Exercise: Gather all lines with the word "this" in them.

Records supplied:
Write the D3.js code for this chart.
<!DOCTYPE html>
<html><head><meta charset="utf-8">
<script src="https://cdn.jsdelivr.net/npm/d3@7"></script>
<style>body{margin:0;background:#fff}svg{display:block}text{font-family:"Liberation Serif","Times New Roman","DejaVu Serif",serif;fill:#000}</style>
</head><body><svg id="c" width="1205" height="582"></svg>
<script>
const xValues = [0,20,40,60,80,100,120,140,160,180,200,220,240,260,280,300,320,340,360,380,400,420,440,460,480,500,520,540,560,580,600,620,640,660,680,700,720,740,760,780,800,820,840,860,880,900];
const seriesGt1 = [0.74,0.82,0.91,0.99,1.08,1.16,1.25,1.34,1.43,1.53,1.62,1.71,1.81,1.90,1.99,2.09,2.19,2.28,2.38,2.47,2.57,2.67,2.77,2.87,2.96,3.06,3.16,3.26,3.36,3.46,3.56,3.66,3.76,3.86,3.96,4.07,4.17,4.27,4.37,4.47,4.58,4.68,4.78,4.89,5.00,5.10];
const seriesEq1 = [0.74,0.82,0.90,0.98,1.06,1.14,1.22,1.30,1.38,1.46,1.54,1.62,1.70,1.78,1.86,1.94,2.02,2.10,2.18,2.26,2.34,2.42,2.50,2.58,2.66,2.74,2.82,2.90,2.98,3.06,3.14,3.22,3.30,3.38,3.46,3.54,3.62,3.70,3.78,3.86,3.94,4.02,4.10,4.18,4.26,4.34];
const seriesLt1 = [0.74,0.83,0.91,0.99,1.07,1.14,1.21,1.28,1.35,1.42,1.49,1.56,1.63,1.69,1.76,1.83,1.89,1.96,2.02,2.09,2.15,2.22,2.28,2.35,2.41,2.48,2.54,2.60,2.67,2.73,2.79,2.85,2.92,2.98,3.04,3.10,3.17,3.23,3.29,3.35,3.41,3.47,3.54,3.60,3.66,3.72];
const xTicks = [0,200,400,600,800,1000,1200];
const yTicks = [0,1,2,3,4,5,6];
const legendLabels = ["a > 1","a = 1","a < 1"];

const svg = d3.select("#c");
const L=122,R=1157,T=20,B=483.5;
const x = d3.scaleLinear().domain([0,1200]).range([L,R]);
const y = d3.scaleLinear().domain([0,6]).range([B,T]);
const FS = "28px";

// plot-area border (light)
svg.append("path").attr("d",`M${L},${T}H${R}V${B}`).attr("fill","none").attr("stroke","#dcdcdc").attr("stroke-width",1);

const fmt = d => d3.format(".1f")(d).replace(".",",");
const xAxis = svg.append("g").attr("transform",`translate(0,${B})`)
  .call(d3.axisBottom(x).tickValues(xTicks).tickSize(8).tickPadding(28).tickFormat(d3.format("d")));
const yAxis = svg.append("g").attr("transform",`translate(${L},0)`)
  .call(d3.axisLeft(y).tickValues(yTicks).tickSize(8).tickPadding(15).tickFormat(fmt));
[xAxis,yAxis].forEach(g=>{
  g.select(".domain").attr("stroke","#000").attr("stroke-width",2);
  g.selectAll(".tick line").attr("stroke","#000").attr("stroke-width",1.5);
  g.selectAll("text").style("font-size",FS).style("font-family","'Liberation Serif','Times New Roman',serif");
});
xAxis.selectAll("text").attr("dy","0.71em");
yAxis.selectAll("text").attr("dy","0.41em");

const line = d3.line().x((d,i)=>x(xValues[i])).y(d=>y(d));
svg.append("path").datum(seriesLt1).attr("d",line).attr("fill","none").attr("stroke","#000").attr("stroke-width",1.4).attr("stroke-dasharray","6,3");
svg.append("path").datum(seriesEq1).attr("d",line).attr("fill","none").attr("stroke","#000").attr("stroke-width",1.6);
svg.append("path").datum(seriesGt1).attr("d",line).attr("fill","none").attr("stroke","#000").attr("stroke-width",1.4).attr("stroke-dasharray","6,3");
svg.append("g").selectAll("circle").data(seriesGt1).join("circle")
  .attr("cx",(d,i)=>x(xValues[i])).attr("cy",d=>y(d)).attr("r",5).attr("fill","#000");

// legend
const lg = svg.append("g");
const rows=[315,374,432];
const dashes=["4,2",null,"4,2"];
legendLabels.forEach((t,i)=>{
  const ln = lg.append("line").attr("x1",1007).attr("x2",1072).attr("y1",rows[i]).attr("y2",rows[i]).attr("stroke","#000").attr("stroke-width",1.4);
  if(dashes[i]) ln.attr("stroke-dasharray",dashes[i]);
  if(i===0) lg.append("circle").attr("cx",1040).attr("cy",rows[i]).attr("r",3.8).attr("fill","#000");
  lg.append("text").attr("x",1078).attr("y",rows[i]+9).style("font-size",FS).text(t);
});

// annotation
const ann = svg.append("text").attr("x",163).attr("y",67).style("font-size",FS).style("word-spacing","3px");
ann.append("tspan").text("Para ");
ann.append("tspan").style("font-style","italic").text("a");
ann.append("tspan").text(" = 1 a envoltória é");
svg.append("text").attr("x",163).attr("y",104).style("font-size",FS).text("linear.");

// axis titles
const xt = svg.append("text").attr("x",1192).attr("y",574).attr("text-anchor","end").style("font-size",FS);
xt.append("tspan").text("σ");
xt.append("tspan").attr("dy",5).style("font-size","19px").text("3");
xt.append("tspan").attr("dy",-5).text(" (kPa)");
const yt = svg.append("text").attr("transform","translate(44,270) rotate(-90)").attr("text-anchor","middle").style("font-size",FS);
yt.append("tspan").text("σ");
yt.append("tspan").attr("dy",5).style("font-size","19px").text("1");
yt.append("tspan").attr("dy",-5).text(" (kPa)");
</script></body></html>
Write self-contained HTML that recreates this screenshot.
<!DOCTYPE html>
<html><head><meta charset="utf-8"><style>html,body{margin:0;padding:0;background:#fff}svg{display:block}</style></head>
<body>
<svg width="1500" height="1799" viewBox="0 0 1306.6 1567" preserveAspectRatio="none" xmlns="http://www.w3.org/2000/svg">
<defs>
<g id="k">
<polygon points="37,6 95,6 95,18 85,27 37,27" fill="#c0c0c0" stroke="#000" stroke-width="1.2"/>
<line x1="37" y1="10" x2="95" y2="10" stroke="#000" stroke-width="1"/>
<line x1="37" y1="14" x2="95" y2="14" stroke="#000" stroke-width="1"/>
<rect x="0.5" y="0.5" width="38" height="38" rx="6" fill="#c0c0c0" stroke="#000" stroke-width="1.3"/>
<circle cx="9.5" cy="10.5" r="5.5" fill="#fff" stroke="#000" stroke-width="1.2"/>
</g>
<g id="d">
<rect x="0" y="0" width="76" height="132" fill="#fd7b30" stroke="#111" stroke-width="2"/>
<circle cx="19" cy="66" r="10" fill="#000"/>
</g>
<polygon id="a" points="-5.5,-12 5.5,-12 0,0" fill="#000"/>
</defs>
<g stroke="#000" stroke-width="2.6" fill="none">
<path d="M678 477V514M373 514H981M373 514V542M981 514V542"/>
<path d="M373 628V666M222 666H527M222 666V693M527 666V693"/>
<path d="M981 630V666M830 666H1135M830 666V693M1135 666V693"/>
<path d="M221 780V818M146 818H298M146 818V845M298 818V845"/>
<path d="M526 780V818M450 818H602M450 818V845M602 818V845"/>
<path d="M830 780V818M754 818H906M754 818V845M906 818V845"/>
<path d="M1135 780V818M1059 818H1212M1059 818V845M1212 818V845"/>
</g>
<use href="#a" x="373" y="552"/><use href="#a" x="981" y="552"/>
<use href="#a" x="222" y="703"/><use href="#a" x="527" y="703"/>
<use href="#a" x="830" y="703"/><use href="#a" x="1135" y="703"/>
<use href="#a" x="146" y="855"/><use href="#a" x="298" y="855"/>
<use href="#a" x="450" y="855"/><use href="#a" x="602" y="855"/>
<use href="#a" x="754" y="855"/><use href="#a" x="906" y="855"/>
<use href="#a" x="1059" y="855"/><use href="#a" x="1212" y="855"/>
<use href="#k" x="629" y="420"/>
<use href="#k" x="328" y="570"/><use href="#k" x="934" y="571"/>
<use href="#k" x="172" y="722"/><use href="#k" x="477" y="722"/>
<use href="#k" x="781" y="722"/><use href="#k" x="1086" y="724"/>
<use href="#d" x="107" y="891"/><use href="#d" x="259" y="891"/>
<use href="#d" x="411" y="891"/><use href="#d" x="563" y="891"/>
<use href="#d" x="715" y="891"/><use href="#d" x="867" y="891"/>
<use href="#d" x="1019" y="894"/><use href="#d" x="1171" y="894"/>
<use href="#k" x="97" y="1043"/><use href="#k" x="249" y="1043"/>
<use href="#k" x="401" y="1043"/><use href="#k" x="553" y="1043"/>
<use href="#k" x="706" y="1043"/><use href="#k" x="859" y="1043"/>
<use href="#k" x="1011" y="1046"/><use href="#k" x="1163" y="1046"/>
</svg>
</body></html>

Task answer:
Write the D3.js code for this chart.
Write self-contained HTML that recreates this screenshot.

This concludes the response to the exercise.